Posted by gus bjorklund on 15-Apr-2019 20:14

a single avm with multiple sessions or an avm per session amount to the same thing.

the agent process has one copy of the avm code (actually one copy shared amongst all the agent processes), some agent specific private data, a copy of the session-specific data for each (configurable number) of the sessions, several utility threads, and some different (configurable) number of worker threads that take an incoming request, bind to relevant session's data, perform the request, and send the reply back. each request for a given session may be handled by a different worker thread. worker threads sleep when there is nothing for them to do.

each set of session data has lots of stuff that is not shared with other sessions, such as database connections, lbi and dbi and other kinds of files and so on.

Posted by dbeavon on 15-Apr-2019 21:31

By that definition, are you saying that multiple distinct _progres processes share a single AVM?   Your second paragraph didn't use this TLA enough.  It wasn't clear where you draw a boundary between one AVM and another.

I suppose I wasn't very clear myself, for that matter.  When I think of a JVM, it is an executing process that contains shared resources.  See the following link...

www.javaworld.com/.../what-is-the-jvm-introducing-the-java-virtual-machine.html

...   "When developers talk about the JVM, we usually mean the process running on a machine ..."

In my mind a JVM (or AVM), it is defined by an execution context with resources that are being shared.  For example an AVM would  create only *one* instance of a shared singleton; and it will only run a static constructor *once*.  If there are static constructors being run on *every* ABL session, then it seems to me that each of them should be considered *separate* AVM.

>> the agent process has one copy of the avm code

I'm assuming you are talking about the $DLC installation, rather than custom r-code.  I'm quite certain that each ABL session within PASOE has its own copy of ABL r-code.  Consider this scenario for example, you use the "-q" startup parameter and you deploy new r-code, and trim a subset of sessions (inactive ones).  That would allow the new sessions to pick up different r-code files - since changes were made to r-code in the underlying PROPATH.

Posted by Blake Stanford on 16-Apr-2019 14:02

We are just starting to move forward with CASOE to PASOE converstion.  We are in the process of Application and load testing, trying to find the right balance between threads, agents, connections, etc...  

I'll be happy to share when we have more definitive results on the performance impact of the READ-XML issue.

We run 99.8% of our appservers on Linux so .Net is not an option.

Posted by gus bjorklund on 16-Apr-2019 14:04

> On Apr 15, 2019, at 5:32 PM, dbeavon wrote:

>

> are you saying that multiple distinct _progres processes share a single AVM?

sorry i was not clear. i will try again. without using the word "avm" (it has no actual definition).

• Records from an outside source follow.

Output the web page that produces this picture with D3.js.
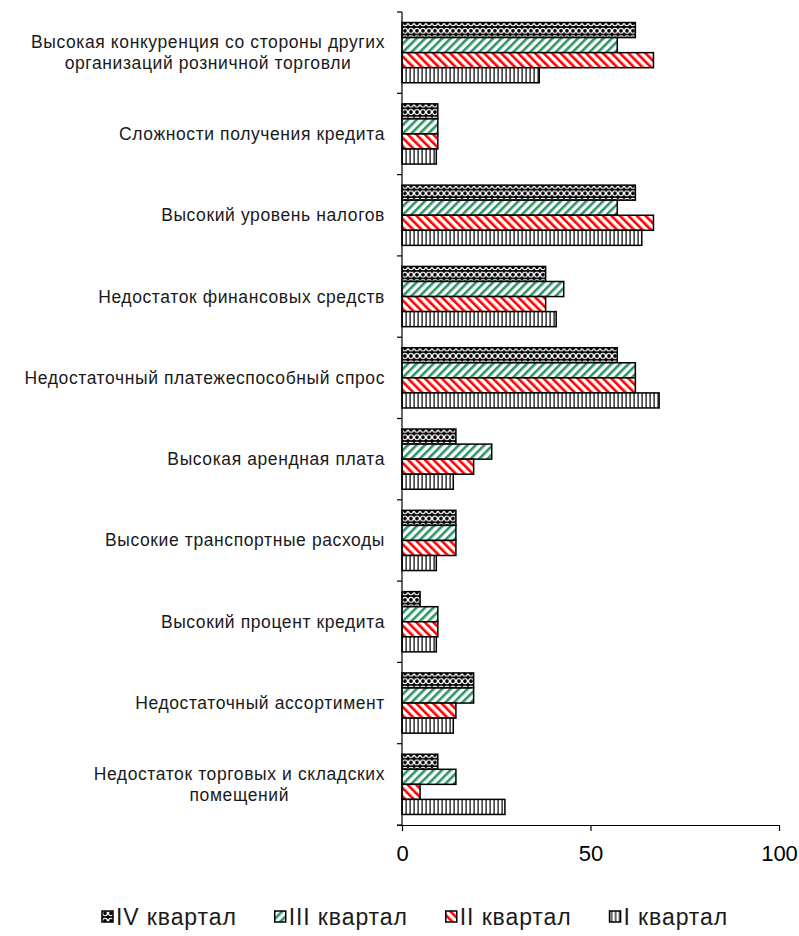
<!DOCTYPE html>
<html><head><meta charset="utf-8">
<script src="https://cdn.jsdelivr.net/npm/d3@7"></script>
<style>body{margin:0;background:#fff}svg{display:block}text{font-family:"Liberation Sans",Arial,sans-serif}</style>
</head><body><div id="chart"></div>
<script>
const categories = [
  ["Высокая конкуренция со стороны других","организаций розничной торговли"],
  ["Сложности получения кредита"],
  ["Высокий уровень налогов"],
  ["Недостаток финансовых средств"],
  ["Недостаточный платежеспособный спрос"],
  ["Высокая арендная плата"],
  ["Высокие транспортные расходы"],
  ["Высокий процент кредита"],
  ["Недостаточный ассортимент"],
  ["Недостаток торговых и складских","помещений"]
];
const seriesNames = ["IV квартал","III квартал","II квартал","I квартал"];
const q4 = [61.9, 9.5, 61.9, 38.1, 57.1, 14.3, 14.3, 4.8, 19.0, 9.5];
const q3 = [57.1, 9.5, 57.1, 42.9, 61.9, 23.8, 14.3, 9.5, 19.0, 14.3];
const q2 = [66.7, 9.5, 66.7, 38.1, 61.9, 19.0, 14.3, 9.5, 14.3, 4.8];
const q1 = [36.4, 9.1, 63.6, 40.9, 68.2, 13.6, 9.1, 9.1, 13.6, 27.3];
const xTicks = [0, 50, 100];

const W = 799, H = 936;
const svg = d3.select("#chart").append("svg").attr("width", W).attr("height", H);
const defs = svg.append("defs");

// patterns
const p4 = defs.append("pattern").attr("id","pat0").attr("patternUnits","userSpaceOnUse").attr("width",6).attr("height",7.5);
p4.append("rect").attr("width",6).attr("height",7.5).attr("fill","#000");
p4.append("circle").attr("cx",3).attr("cy",3.75).attr("r",2.5).attr("fill","none").attr("stroke","#fff").attr("stroke-width",1.3);
const p3 = defs.append("pattern").attr("id","pat1").attr("patternUnits","userSpaceOnUse").attr("width",6).attr("height",6).attr("patternTransform","rotate(45)");
p3.append("rect").attr("width",6).attr("height",6).attr("fill","#fff");
p3.append("rect").attr("width",2.6).attr("height",6).attr("fill","#2e9366");
const p2 = defs.append("pattern").attr("id","pat2").attr("patternUnits","userSpaceOnUse").attr("width",6).attr("height",6).attr("patternTransform","rotate(-45)");
p2.append("rect").attr("width",6).attr("height",6).attr("fill","#fff");
p2.append("rect").attr("width",2.6).attr("height",6).attr("fill","#ff0000");
const p1 = defs.append("pattern").attr("id","pat3").attr("patternUnits","userSpaceOnUse").attr("width",4).attr("height",4);
p1.append("rect").attr("width",4).attr("height",4).attr("fill","#fff");
p1.append("rect").attr("x",1.5).attr("width",1.2).attr("height",4).attr("fill","#000");

const data = [q4, q3, q2, q1];
const x = d3.scaleLinear().domain([0,100]).range([402, 779]);
const y0 = d3.scaleBand().domain(d3.range(categories.length)).range([12, 825]).padding(0);
const y1 = d3.scaleBand().domain(d3.range(4)).range([0, y0.bandwidth()]).paddingInner(0).paddingOuter(0.7);

const g = svg.append("g");
categories.forEach((c, i) => {
  const gg = g.append("g").attr("transform", `translate(0,${y0(i)})`);
  gg.selectAll("rect").data(data.map((s, k) => ({k, v: s[i]}))).join("rect")
    .attr("x", x(0)).attr("y", d => y1(d.k)).attr("width", d => x(d.v) - x(0))
    .attr("height", y1.bandwidth())
    .attr("fill", d => `url(#pat${d.k})`).attr("stroke", "#000").attr("stroke-width", 1.5);
});

// y axis
const yAxis = svg.append("g");
yAxis.append("line").attr("x1", x(0)).attr("x2", x(0)).attr("y1", 12).attr("y2", 825).attr("stroke","#000").attr("stroke-width",1.2);
yAxis.selectAll(".yt").data(d3.range(categories.length+1)).join("line")
  .attr("x1", x(0)-5).attr("x2", x(0)).attr("y1", i => 12 + i*y0.step()).attr("y2", i => 12 + i*y0.step())
  .attr("stroke","#000").attr("stroke-width",1.2);

// x axis
const xAxis = d3.axisBottom(x).tickValues(xTicks).tickSize(6).tickPadding(14).tickFormat(d3.format("d"));
const xa = svg.append("g").attr("transform","translate(0,825)").call(xAxis);
xa.select(".domain").attr("d", `M${x(0)-5},0.5H${x(100)}`).attr("stroke","#000").attr("stroke-width",1.2);
xa.selectAll(".tick line").attr("stroke","#000").attr("stroke-width",1.2);
xa.selectAll(".tick text").attr("font-size",22).attr("fill","#000").style("font-family","'Liberation Sans',Arial,sans-serif");

// category labels
const lh = 21;
categories.forEach((lines, i) => {
  const cy = y0(i) + y0.bandwidth()/2;
  const t = svg.append("text").attr("font-size",17.5).attr("letter-spacing",0.6).attr("fill","#1a1a1a").attr("text-anchor","middle");
  lines.forEach((ln, j) => {
    t.append("tspan").attr("x", 0).attr("y", cy + (j - (lines.length-1)/2)*lh + 6).text(ln);
  });
  const w = t.node().getBBox().width;
  t.selectAll("tspan").attr("x", 385 - w/2);
});

// legend
const lg = svg.append("g").attr("transform","translate(0,917)");
const items = lg.selectAll("g").data(seriesNames).join("g");
items.append("rect").attr("width",11).attr("height",11).attr("y",-6)
  .attr("fill",(d,k)=>`url(#pat${k})`).attr("stroke","#000").attr("stroke-width",1.5);
items.append("text").attr("x",14).attr("y",8).attr("font-size",23).attr("letter-spacing",0.9).attr("fill","#1a1a1a").text(d=>d);
const gap = 38;
const widths = [];
items.each(function(){ widths.push(this.getBBox().width); });
const total = d3.sum(widths) + gap*(widths.length-1);
let xpos = 415 - total/2;
items.each(function(d,k){ d3.select(this).attr("transform",`translate(${xpos},0)`); xpos += widths[k] + gap; });
</script></body></html>
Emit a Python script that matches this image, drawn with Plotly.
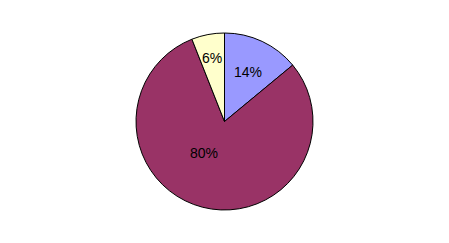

i mean that multiple _progres processes share the same memory-resident executable, hence they share the same /code/ (and static data (text strings, constants, etc.)). each process has its own process-private data and also shared data (like database shared memory, shared procedure libraries, etc.)

inside the agent process, there are some number of threads that each have their own execution context. some of these threads are for running 4GL code and others are for other (internal) purposes. all of the threads in the process can see all of the data in the process but each has its own execution context.

some of the process-private data in the agent process is the data associated with 4GL sessions (datbase connections, transactions, r-code, persistent procedures, 4GL call stack, 4GL created objects, 4GL variables, etc.). each 4GL session has a set of these things, all tied tegether. other process-private data is for the 4GL interpreter's use.

each worker thread has an instance of the 4GL interpreter code and some related data. there is one copy of the 4GL interpreter code in the process (obtained from the executable, mapped to shared code segments by the operating system) and multiple copies of the (process-private) interpreter's data (one for each worker thread). when a worker thread gets a request, it finds the (process-private) session data associated with the target of the request and binds to it. it then collects the parameters that were sent and runs the 4GL r-code that was requested (i.e. called remotely by the client). when the request has been processed to completion, final results are sent back to the client and the worker thread unbinds from the session. it can then work on the next request which may be for the same or another session.

one more point: code that is executed by the worker threads (or other threads) must be written specially so that it can work independently of all other threads. the 4GL interpreter has been extensively modified to be able to do this. to accomplish such a feat, one has to change many internal data structures and global variables so that there is a separate copy for each thread or arrange for a single copy to be used exclusively by one thread at a time (by locking and unlocking the data structure somehow).

that is at the heart of the XML question that started this thread. the agent process apparently uses a single Xerces XML instance for all the XML work done on behalf of all the 4GL sessions. therefore when an XML operation is taking place, some internal lock prevents other threads from interfering with the handling of the in-process XML operation(s). this is not a Xerces bug. it is a 4GL agent limitation. it could be remedied without much effort, but that is easy for me to say because i dont have to do it.

hope that is clearer.

Posted by Blake Stanford on 16-May-2019 20:03

Thanks for all of the explanation, however, I would really like to know if Progress is going to fix the issue or leave us with the work around described in the KB article

Article URL: knowledgebase.progress.com/.../performance-of-concurrent-read-xml-calls-on-pasoe-slower

Posted by David Cleary on 17-May-2019 14:37

We are looking at building the Xerces parser with an alternative converter that doesn't require a lock when being called. If this is promising, we will need to figure out how we will deliver it without affecting applications that may be parsing an encoding that isn't supported by the new converter.